The report also found that data centers and their dedicated power plants were often proposed in low-income communities where public health and environmental quality is already compromised.

“Adding more air pollutants and particulate matter from these plants could worsen these health disparities,” said EIP’s executive director, Jen Duggan. She said almost 90 percent of the power plants are planned in counties where life expectancy is below the national average.

To lessen the likelihood of unwanted data centers and their power plants, communities should be allowed to approve or deny the plants on their own terms, Duggan said.
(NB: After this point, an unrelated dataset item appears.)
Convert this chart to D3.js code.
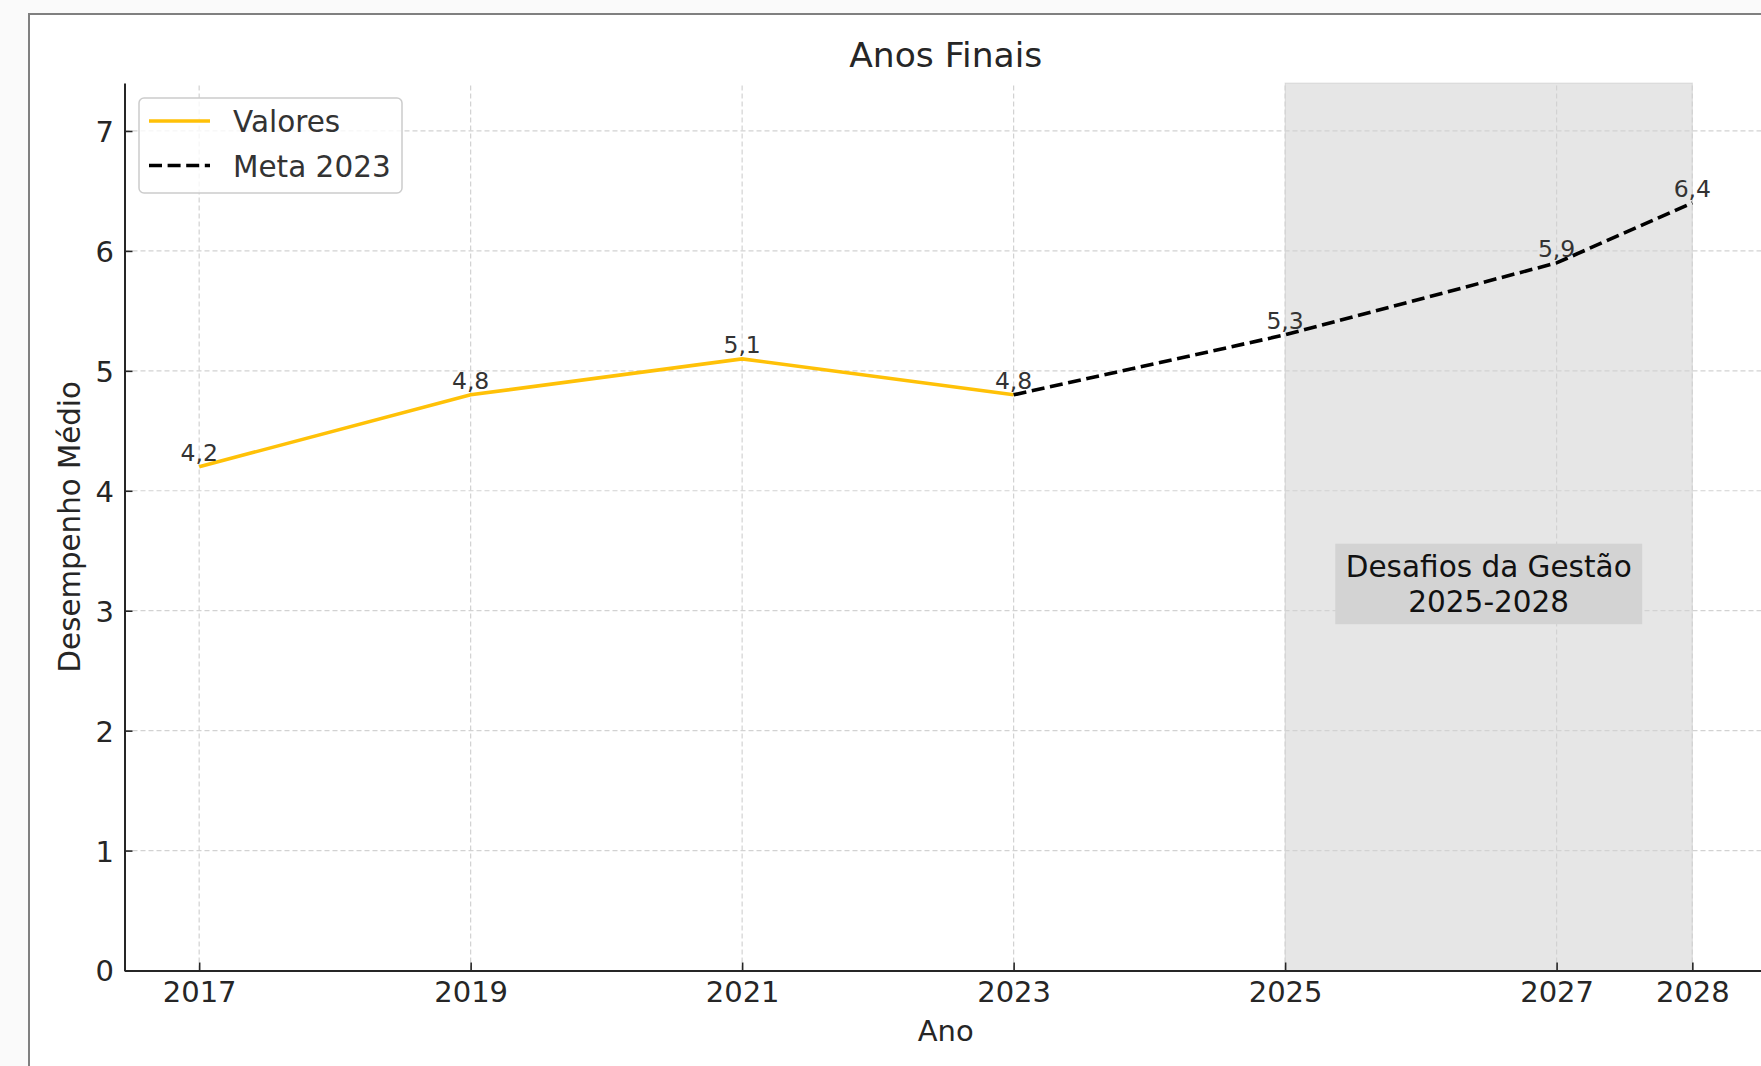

If they are built, data centers should be powered by wind or solar energy, backed up with battery storage, and not by natural gas or coal, the report argued. “Gas requires a large fuel price year after year, and eventually the gas runs out, and you have to put in solar anyway. There’s not a limitless supply of gas, even in Pennsylvania,” Bomstein said.

Duggan agreed. “It makes no sense for a technology of the future to be powered by the dirty fossil fuels of the past,” she said.